Thursday, July 24, 2008

Cloud Outages, and Why *You* Have To Design For Failure

I haven't posted for a while because I have been thinking...a lot...about cloud computing, inevitable data center outages, and what it means to application architectures. Try as I might to put the problem on the cloud providers, I keep coming back to one bare fact; the cloud is going to expose a lot of the shortcomings of today's distributed architectures, and this time it's up to us to make things right.

It all started with some highly informative posts from the Data Center Knowledge blog chronicling outages at major hosting companies, and failures that helped online companies learn important lessons about scaling, etc. As I read these posts, the thought that struck my mind was, "Well, of course. These types of things are inevitable. Who could possibly predict every possible negative influence on an application, much less a data center." I've been in enough enterprise IT shops to know that even the very best are prepared for something unexpected to happen. In fact, what defines the best shops are that they assume failure and prepare for it.

Then came the stories of disgruntled employees locking down critical information systems or punching the emergency power kill switch on their way out the door.
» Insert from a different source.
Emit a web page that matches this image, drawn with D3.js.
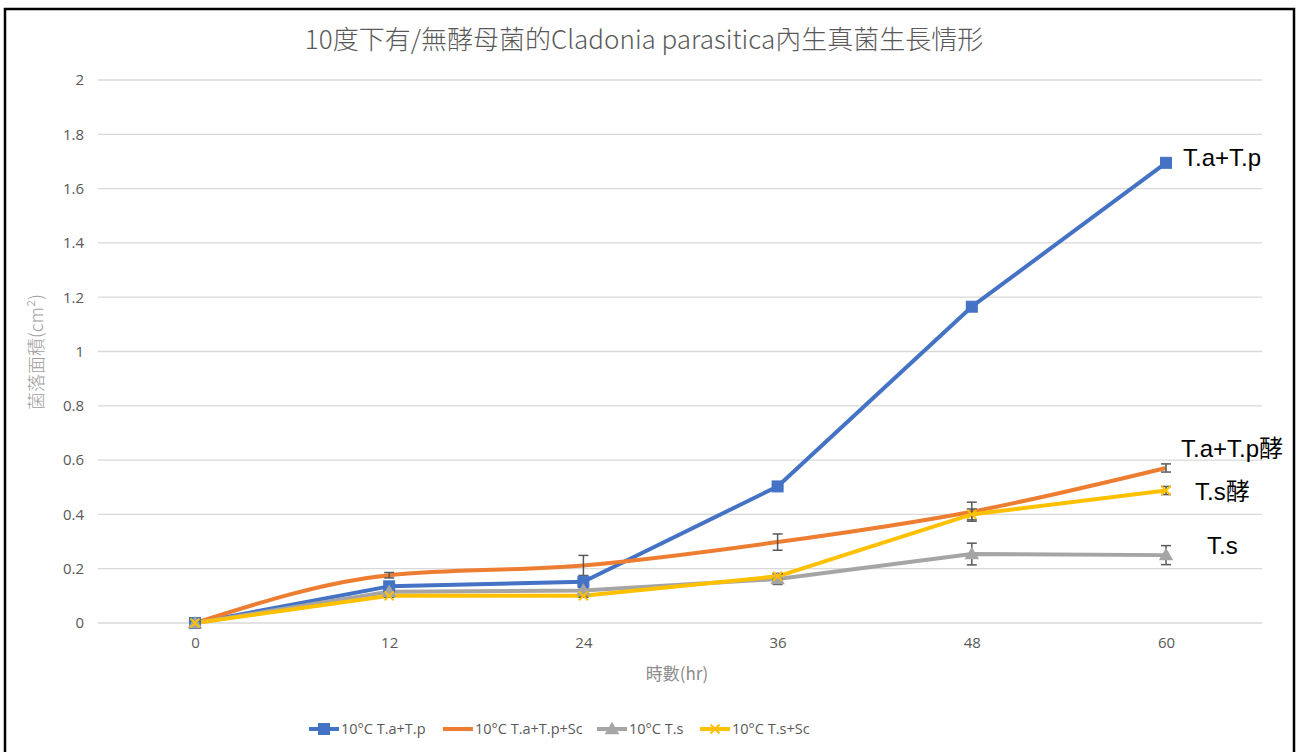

Whether or not you are using the cloud, human psychology being what it is, we have to live every day with immaturity or even just plain insanity.

Yet, each time one of the big name cloud vendors has an outage--Google had one, as did Amazon a few times, including this weekend--there are a bunch of IT guys crying out, "Well, there you go. The cloud is not ready for production."

Baloney, I say. (Well, I actually use different vocabulary, but you get the drift.) Truth is, the cloud is just exposing people's unreasonable expectations for what a distributed, disparate computing environment provides. The idea that some capacity vendor is going to give you 100% up time for years on end--whether they promised it or not--is just delusional. Getting angry at your vendor for an isolated incident or poo-pooing the market in general just demonstrates a lack of understanding of the reality of networked applications and infrastructure.

If you are building an application for the Internet--much less the cloud--you are building a distributed software system. A distributed system, by definition, relies on a network for communication. Some years ago, Sun's Peter Deutsch and others at Sun postulated a series of fallacies that tend to be the pitfalls that all distributed systems developers run into at one time or another in their career. Hell, I still have to check my work against these each and every time I design a distributed system.

Key among these is the delusion that the network is reliable. It isn't, it never has been, and it never will be. For network applications, great design is defined by the application or application system's ability to weather undesirable states. There are a variety of techniques for achieving this, such as redundancy and caching, but I will dive into those in more depth in a later post. (A great source for these concepts is http://highscalability.com.)

Some of the true pioneers in the cloud realized this early. Phil Wainwright notes that Alan Williamson of Mediafed made what appears to be a prescient decision to split their processing load between two cloud providers, Amazon EC2/S3 and FlexiScale. Even Amazon themselves use caching to mitigate S3 outages on their retail sites (see bottom of linked post for their statement).

Michael Hickins notes in his E-Piphanies blog that this may be an amazing opportunity for some skilled entrepreneurs to broker failure resistance in the cloud. I agree, but I think good distributed system hygiene begins at home. I think the best statement is a comment I saw on ReadWriteWeb:
"People rankled about 5 hours of downtime should try providing the same level of service. In my experience, it's much easier to write-off your own mistakes (and most organizations do), than it is to understand someone else's -- even when they're doing a better job than you would."
Amen, brother.

So, in a near future post I'll go into some depth about what you can do to utilize a "cloud oriented architecture". Until then, remember: Only you can prevent distributed application failures.